The committee did not immediately respond to a request for comment on those assertions.
Rep. Jim Jordan (R-Ohio), who was originally selected by McCarthy to sit on the Jan. 6 panel but was blocked by Speaker Nancy Pelosi (D-Calif.), took aim at the committee bringing Nick Quested, who filmed the Proud Boys leading up to and on Jan. 6, as a witness.
“Their first witness is the documentarian. So that sort of tells you how political this thing is,” said Jordan, who has also been subpoenaed by the committee.
The comments at the press conference were part of House Republicans’ effort to push its own storyline on the hearing.
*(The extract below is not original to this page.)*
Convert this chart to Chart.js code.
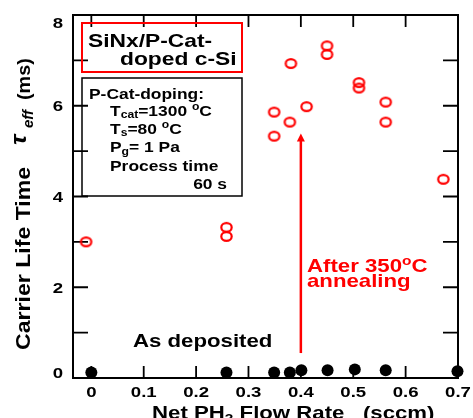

On Tuesday, the House GOP hosted a press call on the Jan. 6 hearing with a number of conservative outlets but did not invite or include many mainstream outlets, including NBC News, Politico and The Hill. It is a move that the GOP conference also made in January when discussing the Capitol riot around the time of its first anniversary.
Outlets on the Tuesday call included Breitbart, The Washington Examiner and The Federalist, according to a source familiar with the call.
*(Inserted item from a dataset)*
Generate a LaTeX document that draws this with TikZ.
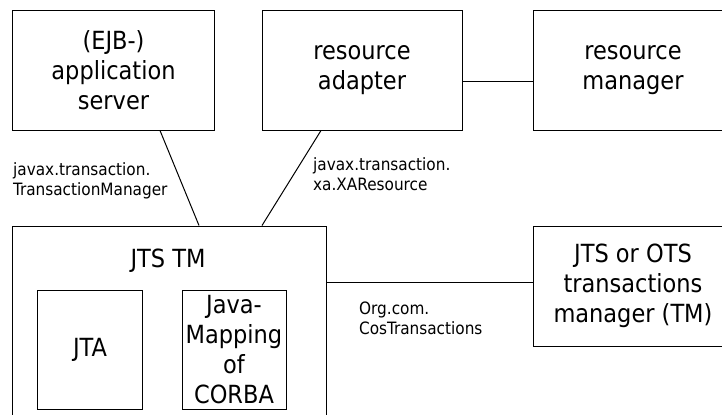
\documentclass[tikz,border=0pt]{standalone}
\usepackage{fontspec}
\setmainfont{DejaVu Sans Condensed}
\begin{document}
\begin{tikzpicture}[x=1bp,y=-1bp,
  box/.style={draw,line width=1bp,inner sep=0pt,align=center,
    font=\fontsize{25bp}{30bp}\selectfont},
  lbl/.style={inner sep=0pt,align=left,anchor=west,
    font=\fontsize{17bp}{20bp}\selectfont},
  conn/.style={line width=1bp}]
\useasboundingbox (0,0) rectangle (722,414);
\clip (0,0) rectangle (722,414);
\node[box,minimum width=201bp,minimum height=120bp] (ejb) at (113.5,70) {(EJB-)\\application\\server};
\node[box,minimum width=200bp,minimum height=120bp] (ra) at (362,70) {resource\\adapter};
\node[box,minimum width=200bp,minimum height=120bp] (rm) at (633,70) {resource\\manager};
\node[box,minimum width=313bp,minimum height=214bp] (tm) at (169.5,333) {};
\node[inner sep=0pt,font=\fontsize{25bp}{30bp}\selectfont] (tmlabel) at (168,261) {JTS TM};
\node[box,minimum width=104bp,minimum height=119bp] (jta) at (90,349.5) {JTA};
\node[box,minimum width=104bp,minimum height=119bp] (jcorba) at (234,349.5) {Java-\\Mapping\\of\\CORBA};
\node[box,minimum width=200bp,minimum height=120bp] (ots) at (633,286) {JTS or OTS\\transactions\\manager (TM)};
\draw[conn] (ejb.south -| 160,0) -- (tm.north -| 199,0);
\draw[conn] (ra.south -| 321,0) -- (tm.north -| 262,0);
\draw[conn] (ra.east |- 0,81) -- (rm.west |- 0,81);
\draw[conn] (tm.east |- 0,282) -- (ots.west |- 0,282);
\node[lbl] (l1) at (13,181) {javax.transaction.\\TransactionManager};
\node[lbl] (l2) at (313,174) {javax.transaction.\\xa.XAResource};
\node[lbl] (l3) at (359,318) {Org.com.\\CosTransactions};
\end{tikzpicture}
\end{document}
Republicans have long countered the committee’s work by pointing to security failures at the Capitol that day and accusing Pelosi of not doing enough to keep the campus secure.
They have not wanted to focus on Trump’s involvement in the rioting.
Trump spoke at a “Stop the Steal” rally on the White House Ellipse before rioters broke through the lines of Capitol Police. He and other speakers at the rally repeated false statements that the election had been stolen from Trump and have been accused of egging on the mob.
The committee has interviewed dozens of subjects in its investigation into what happened on Jan. 6. Besides Cheney, GOP Rep. Adam Kinzinger (Ill.) also sits on the panel.
The two have given a bit of a bipartisan veneer to the panel’s work, though the rest of the House GOP has largely ostracized the two Republicans. Kinzinger is not running for reelection, while Cheney is facing a tough Trump-backed primary challenger.
Rep. Jim Banks (R-Ind.), whom McCarthy selected to be ranking member on the committee before Pelosi blocked him, is leading a GOP counter-investigation into Jan. 6 and said that he plans to release a report.
According to Rep. Scott Perry (R-Pa.), the chairman of the House Freedom Caucus who also received a subpoena from the committee, the pushback to the Jan. 6 hearing this week is not necessarily at the direction of or in coordination with the media-savvy man of utmost interest to the committee: Trump.
Members of the Freedom Caucus met with Trump at his Bedminster, N.J., golf club on Tuesday, but Perry said they did not discuss the Jan. 6 hearing at all.
When it comes time for the Thursday prime-time show, top Republicans don’t plan to tune in.
McCarthy told The Hill he will not be watching the hearing. House Minority Whip Steve Scalise (R-La.) said: “I’m going to be busy.”
Mychael Schnell contributed.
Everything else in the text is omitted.